18 de janeiro de 2022
When Italy’s competition regulator slapped a hefty fine of 1.13 billion euros ($1.28 billion) on Amazon last month, it was just the latest salvo in a string of moves against Big Tech.
The watchdog, Autorita Garante della Concorrenza e del Mercato, ramped up its actions in the last year with a flurry of rulings against the e-commerce giant, Alphabet’s Google and Facebook owner Meta, to name a few.
In the case of Amazon’s latest fine, the regulator took issue with the firm encouraging Italian sellers to use its own logistics service, Fulfilment by Amazon, which the watchdog said was an abuse of its dominant position. It’s a charge that Amazon denies.
Renaud Foucart, a senior economics lecturer at the U.K.’s Lancaster University, told CNBC that the substantial monetary sanction on this occasion is part of a trend of national regulators acting against Big Tech firms because wider EU-level investigations can be “very slow.”
“The national regulators want to show that they are active, that they are actually doing something,” he said.
AGCM has been very active. Throughout 2021, it levied several fines against large U.S. tech companies. In a separate case, it fined Amazon and Apple over alleged anti-competitive cooperation. It fined Google 102 million euros over “abuse of dominant position” in its car software product, and in February, slapped Facebook with a fine of 7 million euros over its use of data.
The sanctions vary greatly in their size but carry a similar message: National regulators will take action in their home markets.
But regulators like AGCM will not go without challenges to their rulings. Amazon fired back against the order and plans to appeal the $1.28 billion fine.
“The proposed fine and remedies are unjustified and disproportionate,” a spokesperson said.
Maria Luisa Stasi, a senior legal officer at Article 19, a digital rights nongovernmental organization, said it’s not surprising that some national watchdogs, like those in Italy as well as France and Germany, have taken their own initiative to move so forcefully against Big Tech.
“Certain competition authorities in Europe are way more inclined to go for sector inquiries or market studies where they think that there is an environment where there might be some problems rather than waiting for complaints coming in,” she said.
It’s not a coincidence, she added, that these probes are happening in markets with larger populations that have more developed digital audiences and consumers.
“In a number of the biggest cases that we’re seeing in Europe at the moment, they’ve been somehow supported, if not initiated, by consumer associations or individuals that got together,” she said. “It’s more a bottom-up push.”
However, she said, there will be issues of budget, resources and capacity, with regulators of all shapes facing hurdles with increasingly large digital workloads.
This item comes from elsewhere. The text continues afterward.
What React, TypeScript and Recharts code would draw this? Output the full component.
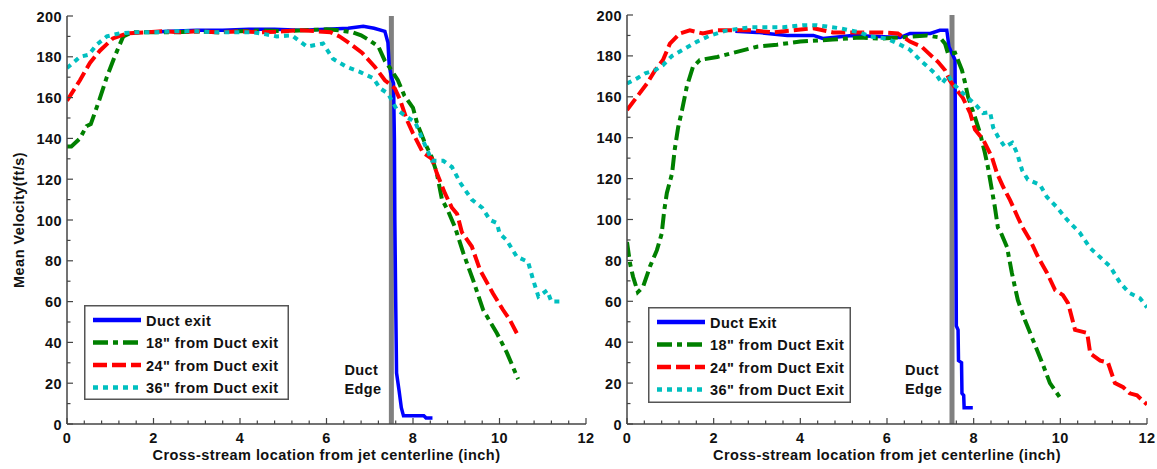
import { LineChart, Line, XAxis, YAxis, ReferenceLine, Legend, Label } from 'recharts';

type Pt = [number, number];

// x = cross-stream location (inch), v = mean velocity (ft/s)
const leftExit: Pt[] = [
  [1.8, 192], [2.4, 192.5], [3.0, 193], [3.6, 193], [4.2, 193.5], [4.8, 193.5], [5.4, 193], [6.0, 193.5],
  [6.5, 194], [6.85, 195], [7.1, 194], [7.35, 192.5], [7.42, 187], [7.45, 176], [7.5, 170], [7.55, 167],
  [7.57, 140], [7.58, 100], [7.6, 60], [7.62, 25], [7.68, 16], [7.73, 8], [7.78, 4], [8.0, 4], [8.25, 4],
  [8.3, 3], [8.45, 3],
];
const left18: Pt[] = [
  [0, 136], [0.1, 136], [0.3, 140], [0.45, 146], [0.55, 147], [0.75, 159], [0.92, 170], [1.1, 180], [1.3, 190],
  [1.5, 192], [2, 192], [2.5, 192], [3, 192.5], [3.5, 192], [4, 192.5], [4.5, 193], [5, 192.5], [5.5, 193],
  [6.0, 193.5], [6.3, 193], [6.6, 192], [6.8, 190.5], [7.0, 188], [7.2, 185], [7.35, 178], [7.5, 173.5],
  [7.65, 168.5], [7.8, 161], [8.0, 155], [8.1, 147], [8.28, 137.5], [8.43, 131], [8.55, 123], [8.67, 110],
  [8.8, 105], [8.97, 96.5], [9.16, 84], [9.39, 70.5], [9.62, 56], [9.94, 44.5], [10.17, 35], [10.43, 22],
];
const left24: Pt[] = [
  [0, 158.5], [0.3, 168.5], [0.53, 177], [0.76, 183], [1.06, 189], [1.39, 191.5], [1.8, 192], [2.2, 192.5],
  [2.6, 192], [3.0, 192.5], [3.5, 192], [4.0, 192.5], [4.5, 192], [5.0, 192.5], [5.4, 193], [5.8, 192.5],
  [6.1, 192], [6.3, 190], [6.54, 186.5], [6.82, 182], [7.12, 175], [7.35, 168.5], [7.58, 164.5], [7.7, 159],
  [7.86, 149], [8.0, 142.5], [8.23, 133], [8.44, 130], [8.55, 123], [8.74, 113], [8.9, 106], [9.02, 103],
  [9.13, 94], [9.36, 87], [9.55, 75.5], [9.85, 64], [10.08, 56], [10.24, 51], [10.4, 44.5],
];
const left36: Pt[] = [
  [0, 174.5], [0.3, 180], [0.5, 181], [0.69, 186], [0.92, 190], [1.22, 191.5], [1.6, 192], [2.0, 192],
  [2.5, 192.5], [3.0, 192.5], [3.5, 192], [4.0, 192], [4.3, 192], [4.6, 191], [4.85, 190], [5.2, 190.5],
  [5.55, 185], [5.92, 186.5], [6.15, 179], [6.47, 175], [6.78, 172.5], [7.08, 169.5], [7.24, 164.5],
  [7.42, 162], [7.63, 154], [7.86, 150.5], [8.05, 148], [8.2, 140.5], [8.44, 129], [8.7, 129], [8.9, 126],
  [9.1, 118], [9.36, 110], [9.6, 106], [9.78, 100], [9.94, 98.5], [10.0, 93.5], [10.17, 90], [10.4, 82],
  [10.66, 79.5], [10.78, 70.5], [10.9, 62.5], [11.1, 65.5], [11.2, 60], [11.45, 60],
];

const rightExit: Pt[] = [
  [2.5, 192], [3.0, 191.5], [3.7, 190], [4.3, 190], [4.52, 188.5], [5.2, 190], [5.8, 189.5], [6.3, 189],
  [6.53, 191], [7.0, 191], [7.22, 192.5], [7.38, 192.5], [7.43, 184.5], [7.57, 178], [7.59, 100], [7.6, 48],
  [7.64, 46], [7.65, 31], [7.72, 30], [7.73, 15], [7.77, 14], [7.78, 8], [7.98, 8],
];
const right18: Pt[] = [
  [0, 89], [0.07, 78.5], [0.14, 72], [0.25, 64.5], [0.37, 67], [0.53, 77], [0.69, 85], [0.8, 93], [0.86, 104.5],
  [0.92, 113], [1.04, 122.5], [1.1, 134], [1.18, 145], [1.27, 153.5], [1.38, 165], [1.52, 174.5], [1.68, 178],
  [2.08, 179.5], [2.45, 181.5], [3.0, 184.5], [3.46, 185.5], [4.0, 187], [4.75, 188], [5.38, 189], [5.84, 188.5],
  [6.3, 189], [6.92, 190], [7.22, 189], [7.34, 186], [7.41, 181], [7.57, 181.5], [7.73, 173], [7.8, 167],
  [7.87, 160], [8.03, 150], [8.15, 142], [8.26, 132.5], [8.33, 125.5], [8.42, 114.5], [8.49, 106], [8.56, 96],
  [8.6, 95], [8.77, 86.5], [8.88, 74], [9.02, 60.5], [9.18, 51], [9.37, 41], [9.58, 30], [9.76, 20], [9.99, 13],
];
const right24: Pt[] = [
  [0, 153.5], [0.23, 160], [0.46, 166.5], [0.65, 173], [0.83, 178], [0.99, 186], [1.22, 191], [1.45, 192.5],
  [1.75, 191], [2.08, 192.5], [2.84, 192.5], [3.37, 191.5], [3.83, 192.5], [4.3, 193.5], [4.75, 191.5],
  [5.22, 191.5], [5.84, 191.5], [6.25, 191], [6.53, 187], [6.8, 184.5], [6.95, 181.5], [7.18, 177], [7.34, 173],
  [7.45, 168], [7.62, 163], [7.75, 159.5], [7.92, 152], [8.03, 144], [8.22, 139], [8.42, 130.5], [8.54, 122.5],
  [8.68, 116], [8.84, 109.5], [9.02, 101], [9.12, 96.5], [9.3, 90], [9.49, 81.5], [9.69, 74], [9.88, 65.5],
  [10.06, 63], [10.18, 59], [10.34, 46], [10.62, 44.5], [10.69, 34.5], [10.92, 31], [11.1, 30], [11.26, 20],
  [11.45, 18], [11.6, 15], [11.77, 14], [12.0, 9.5],
];
const right36: Pt[] = [
  [0, 166.5], [0.23, 169], [0.42, 171.5], [0.65, 173], [0.83, 175.5], [1.04, 180], [1.29, 183], [1.62, 187],
  [1.92, 190], [2.31, 192.5], [2.84, 194], [3.6, 194], [4.06, 195], [4.38, 195], [4.92, 193.5], [5.38, 191.5],
  [5.6, 189.5], [6.0, 188.5], [6.3, 185.5], [6.53, 183], [6.76, 178], [6.95, 174.5], [7.15, 170.5], [7.27, 166.5],
  [7.41, 170.5], [7.52, 166.5], [7.69, 163], [7.84, 160], [8.03, 156.5], [8.22, 152], [8.38, 152.5], [8.45, 145],
  [8.56, 140.5], [8.72, 135.5], [8.89, 137.5], [9.0, 132.5], [9.12, 124], [9.25, 119.5], [9.53, 117], [9.69, 111],
  [9.92, 106], [10.15, 100], [10.45, 93.5], [10.69, 86], [10.92, 81.5], [11.15, 77], [11.38, 69], [11.6, 64],
  [11.84, 61.5], [12.0, 57],
];

const leftNames = ['Duct exit', '18" from Duct exit', '24" from Duct exit', '36" from Duct exit'];
const rightNames = ['Duct Exit', '18" from Duct Exit', '24" from Duct Exit', '36" from Duct Exit'];

const xMajor = [0, 2, 4, 6, 8, 10, 12];
const yMajor = [0, 20, 40, 60, 80, 100, 120, 140, 160, 180, 200];
const xTicks = Array.from({ length: 31 }, (_, i) => Math.round(i * 4) / 10);
const yTicks = Array.from({ length: 21 }, (_, i) => i * 10);
const ductEdge = 7.5;

const colors = ['#0000ff', '#008000', '#ff0000', '#00bfbf'];
const dashes = [undefined, '15 5 5 5', '14 5', '5 5'];
const widths = [3.5, 4, 4, 4];

const AXIS = '#444';
const FONT = '"Liberation Sans", Arial, sans-serif';
const txt = { fontFamily: FONT, fontWeight: 700, fontSize: 14.5, letterSpacing: 0.45, fill: '#111' };

const toRows = (pts: Pt[]) => pts.map(([x, v]) => ({ x, v }));

const BottomTick = ({ x, y, payload }: any) => {
  const major = xMajor.includes(payload.value);
  return (
    <g>
      <line x1={x} x2={x} y1={y} y2={y - (major ? 6 : 3.5)} stroke={AXIS} strokeWidth={1.2} />
      {major && <text x={x} y={y + 18.5} textAnchor="middle" style={txt}>{payload.value}</text>}
    </g>
  );
};
const TopTick = ({ x, y, payload }: any) => {
  const major = xMajor.includes(payload.value);
  return <line x1={x} x2={x} y1={y} y2={y + (major ? 6 : 3.5)} stroke={AXIS} strokeWidth={1.2} />;
};
const LeftTick = ({ x, y, payload }: any) => {
  const major = yMajor.includes(payload.value);
  return (
    <g>
      <line x1={x} x2={x + (major ? 6 : 3.5)} y1={y} y2={y} stroke={AXIS} strokeWidth={1.2} />
      {major && <text x={x - 5} y={y + 5.5} textAnchor="end" style={txt}>{payload.value}</text>}
    </g>
  );
};
const RightTick = ({ x, y, payload }: any) => {
  const major = yMajor.includes(payload.value);
  return <line x1={x} x2={x - (major ? 6 : 3.5)} y1={y} y2={y} stroke={AXIS} strokeWidth={1.2} />;
};

function LegendBox({ names, w, h }: { names: string[]; w: number; h: number }) {
  return (
    <svg width={w} height={h} style={{ display: 'block' }}>
      <rect x={0.75} y={0.75} width={w - 1.5} height={h - 1.5} fill="#fff" stroke="#555" strokeWidth={1.5} />
      {names.map((n, i) => {
        const cy = 15 + i * 22.5;
        return (
          <g key={n}>
            <line x1={9} x2={57} y1={cy} y2={cy} stroke={colors[i]} strokeWidth={4.5} strokeDasharray={dashes[i]} />
            <text x={62} y={cy + 5.5} style={txt}>{n}</text>
          </g>
        );
      })}
    </svg>
  );
}

type PanelProps = {
  series: Pt[][];
  names: string[];
  left: number;
  width: number;
  top: number;
  right: number;
  yLabel?: string;
  legend: { left: number; top: number; w: number; h: number };
};

function Panel({ series, names, left, width, top, right, yLabel, legend }: PanelProps) {
  return (
    <div style={{ position: 'absolute', left, top: 0 }}>
      <LineChart width={width} height={469} margin={{ top, right, bottom: 0, left: 0 }}>
        <XAxis
          xAxisId="b" dataKey="x" type="number" domain={[0, 12]} allowDataOverflow ticks={xTicks} interval={0}
          height={45} tickSize={0} tickMargin={0} tick={BottomTick} tickLine={false}
          axisLine={{ stroke: AXIS, strokeWidth: 1.5 }}
        >
          <Label
            content={({ viewBox }: any) => (
              <text x={viewBox.x + viewBox.width / 2} y={viewBox.y + 35.5} textAnchor="middle" style={txt}>
                Cross-stream location from jet centerline (inch)
              </text>
            )}
          />
        </XAxis>
        <XAxis
          xAxisId="t" orientation="top" type="number" domain={[0, 12]} allowDataOverflow ticks={xTicks}
          interval={0} height={0} tickSize={0} tickMargin={0} tick={TopTick} tickLine={false}
          axisLine={{ stroke: AXIS, strokeWidth: 1.5 }}
        />
        <YAxis
          yAxisId="l" type="number" domain={[0, 200]} allowDataOverflow ticks={yTicks} interval={0} width={67}
          tickSize={0} tickMargin={0} tick={LeftTick} tickLine={false} axisLine={{ stroke: AXIS, strokeWidth: 1.5 }}
        >
          {yLabel && (
            <Label
              content={({ viewBox }: any) => {
                const cx = 19;
                const cy = viewBox.y + viewBox.height / 2;
                return (
                  <text x={cx} y={cy} transform={`rotate(-90 ${cx} ${cy})`} textAnchor="middle" dy={5} style={txt}>
                    {yLabel}
                  </text>
                );
              }}
            />
          )}
        </YAxis>
        <YAxis
          yAxisId="r" orientation="right" type="number" domain={[0, 200]} allowDataOverflow ticks={yTicks}
          interval={0} width={0} tickSize={0} tickMargin={0} tick={RightTick} tickLine={false}
          axisLine={{ stroke: AXIS, strokeWidth: 1.5 }}
        />
        <ReferenceLine
          xAxisId="b" yAxisId="l" x={ductEdge} stroke="#808080" strokeWidth={5}
          label={({ viewBox }: any) => (
            <g>
              <text x={viewBox.x - 47} y={viewBox.y + viewBox.height - 49} style={txt}>Duct</text>
              <text x={viewBox.x - 47} y={viewBox.y + viewBox.height - 30} style={txt}>Edge</text>
            </g>
          )}
        />
        {series.map((pts, i) => (
          <Line
            key={names[i]}
            xAxisId="b"
            yAxisId="l"
            data={toRows(pts)}
            dataKey="v"
            name={names[i]}
            type="linear"
            stroke={colors[i]}
            strokeWidth={widths[i]}
            strokeDasharray={dashes[i]}
            dot={false}
            activeDot={false}
            isAnimationActive={false}
          />
        ))}
        <Legend
          layout="horizontal"
          align="center"
          verticalAlign="middle"
          wrapperStyle={{ left: legend.left, top: legend.top, width: legend.w, height: legend.h }}
          content={() => <LegendBox names={names} w={legend.w} h={legend.h} />}
        />
      </LineChart>
    </div>
  );
}

export default function App() {
  return (
    <div style={{ position: 'absolute', left: 0, top: 0, width: 1157, height: 469, background: '#fff' }}>
      <Panel
        series={[leftExit, left18, left24, left36]}
        names={leftNames}
        left={0}
        width={595}
        top={16}
        right={9}
        yLabel="Mean Velocity(ft/s)"
        legend={{ left: 84, top: 305, w: 205, h: 95 }}
      />
      <Panel
        series={[rightExit, right18, right24, right36]}
        names={rightNames}
        left={560}
        width={597}
        top={15}
        right={10}
        legend={{ left: 88, top: 307, w: 203, h: 96 }}
      />
    </div>
  );
}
Sifting through evidence and data, especially in the case of Big Tech’s vast and global businesses, takes a great deal of elbow grease that can strain budgets and know-how.
“If you put on my desk a number of protocols or codes, I’m not able to tell you if that software has been an instrument for a cartel or not because I’m not able to read it. This might slow down the process a lot.”
She said she’s in favor of regulators taking interim measures against companies, for example by ordering the halting or restriction of a particular activity during an investigation rather than waiting until the probe concludes, which could take years.
Other competition watchdogs have set up specialist units to address Big Tech. The U.K.’s Competition and Markets Authority, which has also accelerated its own actions against large digital players of late, established a dedicated tech unit last year to probe digital giants. Most notably, the CMA is locking horns with Facebook over its Giphy acquisition.
While the likes of the AGCM have acted on their own, the dynamic of competition regulation in Europe, specifically around Big Tech, is about undergo a significant overhaul.
The Digital Markets Act is a sweeping set of new EU regulations still in gestation but nearing the finish line. It will be a high priority for the Council of the EU, where government ministers meet to adopt laws, which is currently being led by France.
The DMA will tighten rules for large tech companies — so-called gatekeepers — that are dominant in the market to prevent abuses. It will also introduce greater scrutiny of deals on mergers and acquisitions.
The European Commission, the EU’s executive arm, will carry out investigations into abuses or misdeeds by these gatekeepers.
Luisa Stasi said that the question of capacity and resources hangs over the DMA as well.
“Almost everything is going to be on the Commission’s desk. Is the Commission going to be able to do that? Again, a capacity issue,” she said.
In the meantime, other national regulators — whether it’s in competition law or other fields like privacy and data protection — continue to take action.
“The Germans have been very active, the French have been very active in the past,” Lancaster University’s Foucart said.
But many regulators need to buckle down for the long haul, he added.
“If you find [against] one of those big companies, you still need to win in court later. They can appeal at the European level.”